At a time when tributes are pouring in from all corners, it has been revealed that Brendon was not far away from crafting a career in rugby. A former teammate of his at the junior level mentioned his expertise in the other ball game.

He used to play awesome footy in 2000: World Cup Rugby winner

Luke Tweed who played under McCullum for King's High School rugby unit said, “I was at the same trials for that South Island secondary schools team and he made the team as the first-choice first-five ahead of Carter.”

Tweed added, “I know at the time that was a real big decision for him - to turn his back on rugby and concentrate solely on cricket.“ The scrapping school team had punched above its weight in the Otago tournament by vaulting into the final four. Even though they were later disqualified for fielding an ineligible player, the team made their mark on the national rugby scene.

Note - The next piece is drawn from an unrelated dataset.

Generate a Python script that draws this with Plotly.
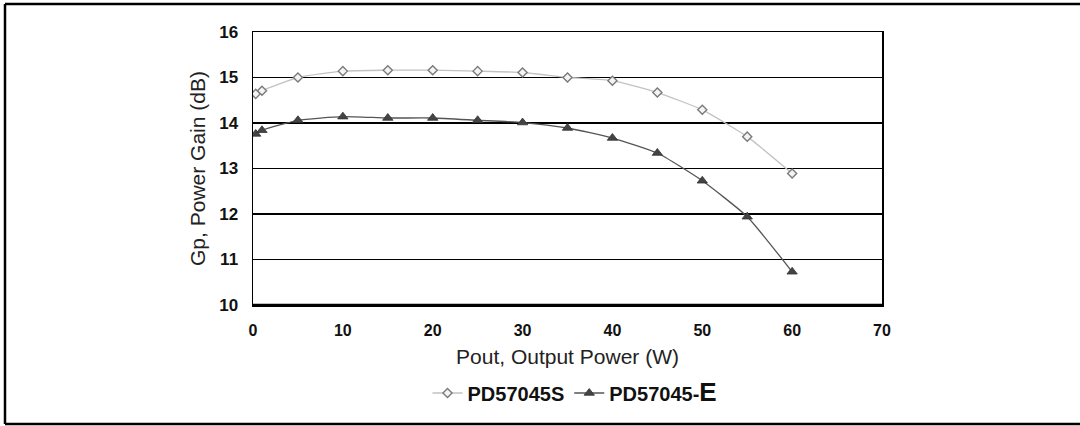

Dan Carter, multiple World Cup winner for the All-Blacks quipped, “That year, 2000, he was playing some awesome footy, so I spent a fair bit of time on the bench.” Carter also spoke about McCullum’s excellent hand-eye co-ordination which made him a natural at rugby.

Ironically enough, ‘BMac’ is acknowledged to have brought cricket back into public acclaim in a country which is famous for its rugby passion. This is evident from the huge crowds that the current cricket team draws in the scenic country.

It is worth noting that former pace-bowling stalwart Sir Richard Hadlee went to great lenghts in shifting McCullum’s attention from rugby to cricket. Hadlee even prevented Brendon’s friends from lending him rugby boots.

McCullum, the only triple-centurion from New Zealand in Tests, plays his final match at the Hagley Oval from 20th to 24th of this month. He will hope that his team can send him out on a high by leveling the 2-match series.